What radical unschooling has to offer is a whole different way of approaching differentness - by seeing "difficult" kids as people who are having a hard time and, as their parent, looking for ways to make their lives easier. Making life easier, with a kid who's having a hard time, often means getting a long way away from conventional ideas about rights and fairness and what "should" be - because wanting those things isn't anything like reasonable for this kid, right now. It often means shifting your thinking so that you plan for your child to be exactly the way they are these days - not in a defeatist sense, but in the sense that you learn how to think ahead, to do the things your kid can't do, to help them do what matters to them, rather than trying to convince them that something else should matter more. It means adapting your expectations to your child, knowing that they'll learn what they need in their own ways, on their own timetable.

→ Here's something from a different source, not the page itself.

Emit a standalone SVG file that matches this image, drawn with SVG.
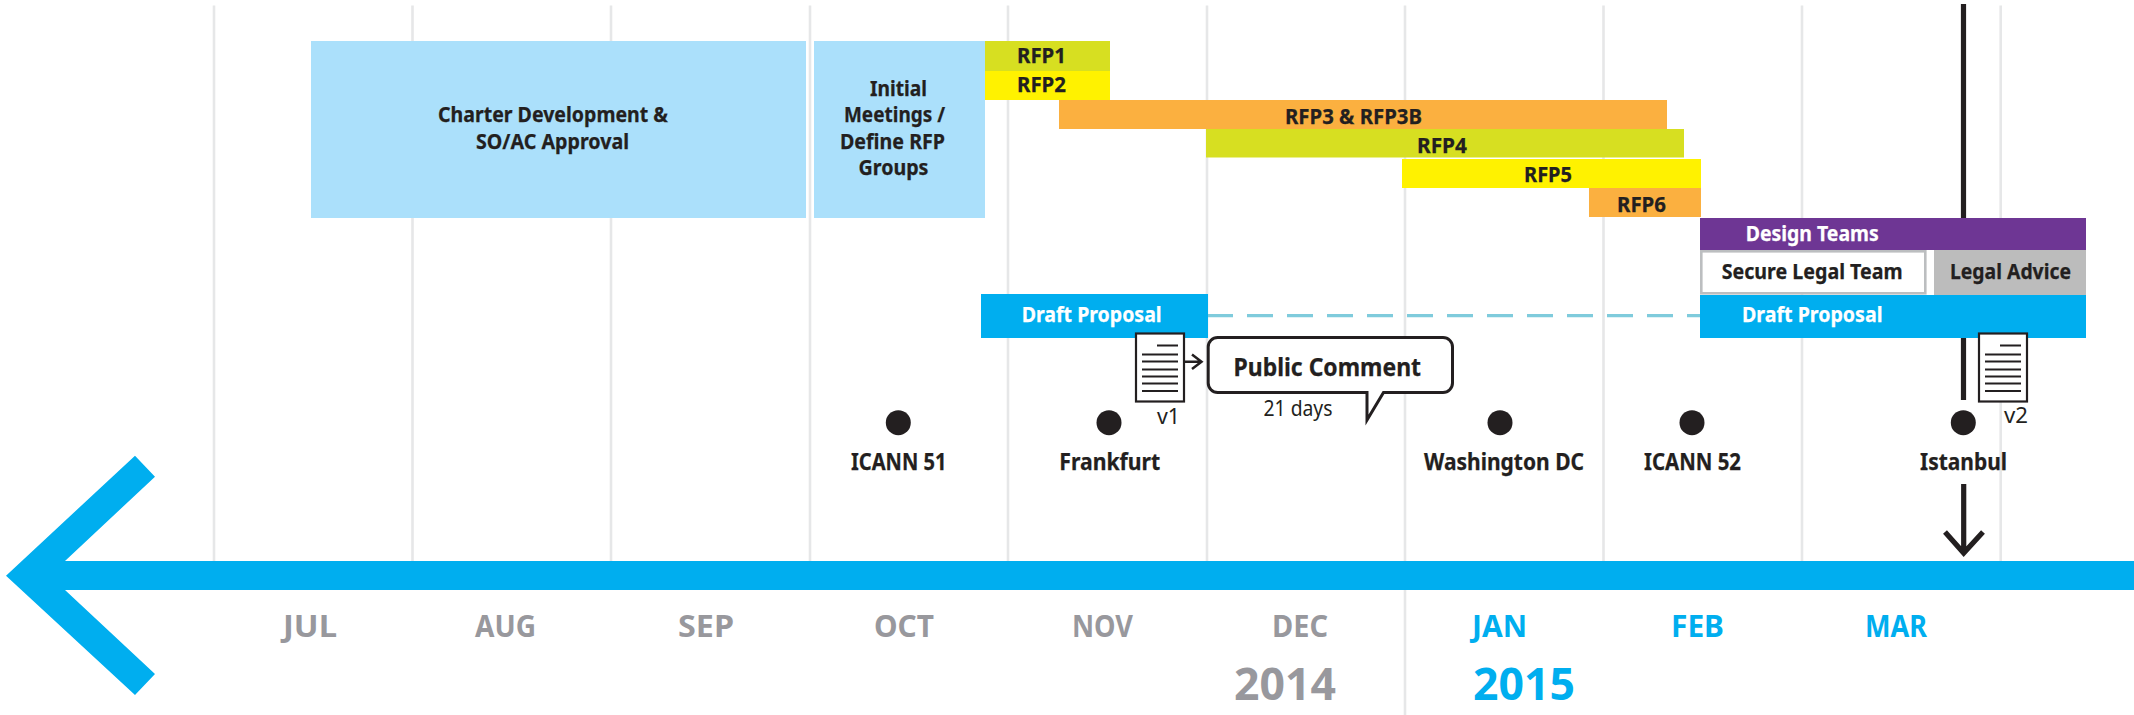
<svg xmlns="http://www.w3.org/2000/svg" width="2134" height="715" viewBox="0 0 2134 715">
<style>
text{font-family:"Noto Sans","Open Sans","Liberation Sans",sans-serif;font-weight:700;fill:#231f20}
.l{font-size:21.5px;stroke:#231f20;stroke-width:.25px}
.w{font-size:21.5px;fill:#fff;stroke:#fff;stroke-width:.25px}
.m{font-size:22.5px;stroke:#231f20;stroke-width:.25px}
.mo{font-size:30px;fill:#98989d}
.mb{font-size:30px;fill:#00aeef}
.y{font-size:45px;fill:#98989d}
.yb{font-size:45px;fill:#00aeef}
.r{font-size:22px;font-weight:400}
.grid{stroke:#e6e7e8;stroke-width:2.6;fill:none}
.blk{stroke:#231f20;fill:none}
.doc{fill:#fff;stroke:#231f20;stroke-width:2.2}
.dl{stroke:#231f20;stroke-width:1.8}
.dot{fill:#231f20}
</style>
<defs>
<g id="docicon">
<rect class="doc" x="0" y="0" width="48" height="68"/>
<path class="dl" d="M21 12H42M6 21H42M6 28H42M6 36H42M6 43H42M6 50H42M6 57.500H42" fill="none"/>
</g>
</defs>
<g id="gridlines">
<path class="grid" d="M214 5.500V561M412.500 5.500V561M611 5.500V561M810 5.500V561M1008 5.500V561M1207 5.500V561M1405 5.500V715M1603.500 5.500V561M1802 5.500V561M2000.700 5.500V561"/>
</g>
<g id="connectors">
<line class="blk" x1="1963.500" y1="4" x2="1963.500" y2="400" stroke-width="5.200"/>
<line x1="1207" y1="315.700" x2="1700" y2="315.700" stroke="#7fcbdc" stroke-width="3.200" stroke-dasharray="26 14"/>
<path class="blk" d="M1184 361.700H1201M1192 354.500L1201.500 361.700L1192 369" stroke-width="2.500"/>
<path class="blk" d="M1963.700 484V554M1945 532L1963.700 553L1983 532" stroke-width="5.200"/>
</g>
<g id="timeline">
<polygon fill="#00aeef" points="6,575.700 135,455.700 155,476.700 65,561 2134,561 2134,590 65,590 155,674 135,695"/>
</g>
<g id="charter"><rect x="311" y="41" width="495" height="177" fill="#abe0fb"/>
<text class="l" x="438" y="122" textLength="230" lengthAdjust="spacingAndGlyphs">Charter Development &amp;</text>
<text class="l" x="476" y="148.500" textLength="153" lengthAdjust="spacingAndGlyphs">SO/AC Approval</text></g>
<g id="initial"><rect x="814" y="41" width="171" height="177" fill="#abe0fb"/>
<text class="l" x="870" y="95.700" textLength="57" lengthAdjust="spacingAndGlyphs">Initial</text>
<text class="l" x="844" y="122" textLength="101" lengthAdjust="spacingAndGlyphs">Meetings /</text>
<text class="l" x="840" y="148.500" textLength="105" lengthAdjust="spacingAndGlyphs">Define RFP</text>
<text class="l" x="858.500" y="175" textLength="70" lengthAdjust="spacingAndGlyphs">Groups</text></g>
<g id="rfp1"><rect x="985" y="41" width="125" height="30" fill="#d7df21"/><text class="l" x="1017" y="62.700" textLength="49" lengthAdjust="spacingAndGlyphs">RFP1</text></g>
<g id="rfp2"><rect x="985" y="71" width="125" height="29" fill="#fff200"/><text class="l" x="1017" y="91.700" textLength="49" lengthAdjust="spacingAndGlyphs">RFP2</text></g>
<g id="rfp3"><rect x="1059" y="100" width="608" height="29" fill="#fbb040"/><text class="l" x="1285" y="124" textLength="137" lengthAdjust="spacingAndGlyphs">RFP3 &amp; RFP3B</text></g>
<g id="rfp4"><rect x="1206" y="129" width="478" height="28.500" fill="#d7df21"/><text class="l" x="1417" y="153" textLength="50" lengthAdjust="spacingAndGlyphs">RFP4</text></g>
<g id="rfp5"><rect x="1402" y="159" width="299" height="29" fill="#fff200"/><text class="l" x="1524" y="182" textLength="48" lengthAdjust="spacingAndGlyphs">RFP5</text></g>
<g id="rfp6"><rect x="1589" y="188" width="112" height="29" fill="#fbb040"/><text class="l" x="1617" y="212.300" textLength="49" lengthAdjust="spacingAndGlyphs">RFP6</text></g>
<g id="design-teams"><rect x="1700" y="218" width="386" height="32" fill="#6e3694"/><text class="w" x="1745.700" y="240.700" textLength="133" lengthAdjust="spacingAndGlyphs">Design Teams</text></g>
<g id="secure-legal"><rect x="1701.300" y="251.300" width="224" height="42" fill="#fff" stroke="#bcbec0" stroke-width="2.600"/><text class="l" x="1721.700" y="279" textLength="181" lengthAdjust="spacingAndGlyphs">Secure Legal Team</text></g>
<g id="legal-advice"><rect x="1934" y="250" width="152" height="45" fill="#bcbcbc"/><text class="l" x="1950" y="279" textLength="121" lengthAdjust="spacingAndGlyphs">Legal Advice</text></g>
<g id="draft1"><rect x="981" y="294" width="227" height="44" fill="#00aeef"/><text class="w" x="1021.700" y="321.700" textLength="140" lengthAdjust="spacingAndGlyphs">Draft Proposal</text></g>
<g id="draft2"><rect x="1700" y="295" width="386" height="43" fill="#00aeef"/><text class="w" x="1742" y="321.700" textLength="140.500" lengthAdjust="spacingAndGlyphs">Draft Proposal</text></g>
<g id="doc-v1"><use href="#docicon" x="1136" y="333.500"/><text class="r" x="1157" y="424" textLength="23" lengthAdjust="spacingAndGlyphs">v1</text></g>
<g id="doc-v2"><use href="#docicon" x="1979" y="333.500"/><text class="r" x="2004" y="423" textLength="24" lengthAdjust="spacingAndGlyphs">v2</text></g>
<g id="public-comment">
<path d="M1217.700 337.500H1443A9.500 9.500 0 0 1 1452.500 347V383A9.500 9.500 0 0 1 1443 392.500H1383.500L1367 420V392.500H1217.700A9.500 9.500 0 0 1 1208.200 383V347A9.500 9.500 0 0 1 1217.700 337.500Z" fill="#fff" stroke="#231f20" stroke-width="3"/>
<text x="1233.500" y="375.700" font-size="24.500" textLength="187.500" lengthAdjust="spacingAndGlyphs" stroke="#231f20" stroke-width=".25">Public Comment</text>
<text class="r" x="1263.500" y="416" textLength="69" lengthAdjust="spacingAndGlyphs">21 days</text>
</g>
<g id="icann51"><circle class="dot" cx="898.300" cy="422.700" r="12.500"/><text class="m" x="851" y="470" textLength="95.500" lengthAdjust="spacingAndGlyphs">ICANN 51</text></g>
<g id="frankfurt"><circle class="dot" cx="1109" cy="422.700" r="12.500"/><text class="m" x="1059.300" y="470" textLength="101" lengthAdjust="spacingAndGlyphs">Frankfurt</text></g>
<g id="washington"><circle class="dot" cx="1500" cy="422.700" r="12.500"/><text class="m" x="1424" y="470" textLength="160" lengthAdjust="spacingAndGlyphs">Washington DC</text></g>
<g id="icann52"><circle class="dot" cx="1692" cy="422.700" r="12.500"/><text class="m" x="1644" y="470" textLength="97" lengthAdjust="spacingAndGlyphs">ICANN 52</text></g>
<g id="istanbul"><circle class="dot" cx="1963.300" cy="422.700" r="12.500"/><text class="m" x="1920" y="470" textLength="87" lengthAdjust="spacingAndGlyphs">Istanbul</text></g>
<g id="months">
<text class="mo" x="283" y="637" textLength="54" lengthAdjust="spacingAndGlyphs">JUL</text>
<text class="mo" x="475" y="637" textLength="61" lengthAdjust="spacingAndGlyphs">AUG</text>
<text class="mo" x="678" y="637" textLength="56" lengthAdjust="spacingAndGlyphs">SEP</text>
<text class="mo" x="874" y="637" textLength="60" lengthAdjust="spacingAndGlyphs">OCT</text>
<text class="mo" x="1072" y="637" textLength="61" lengthAdjust="spacingAndGlyphs">NOV</text>
<text class="mo" x="1272" y="637" textLength="56" lengthAdjust="spacingAndGlyphs">DEC</text>
<text class="mb" x="1472" y="637" textLength="55" lengthAdjust="spacingAndGlyphs">JAN</text>
<text class="mb" x="1671" y="637" textLength="53" lengthAdjust="spacingAndGlyphs">FEB</text>
<text class="mb" x="1865" y="637" textLength="62" lengthAdjust="spacingAndGlyphs">MAR</text>
<text class="y" x="1234" y="700" textLength="102" lengthAdjust="spacingAndGlyphs">2014</text>
<text class="yb" x="1473" y="700" textLength="102" lengthAdjust="spacingAndGlyphs">2015</text>
</g>
</svg>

Sometimes it means you experiment and get things wrong - I really want to be clear and also empathetic about that. Yes, you try things and your kid still loses it. Or you try things and they kinda half help some of the time. Or you try things and your kid says "mom, you can stop talking now" and you do a happy dance that they actually used their words for a change. But having them know you're on their side - their actual side, trying to support them in what's important to them - that helps a lot. Even when there's no way to get things "right" your kid knowing they have a friend, someone who's got their back, that makes a world of difference.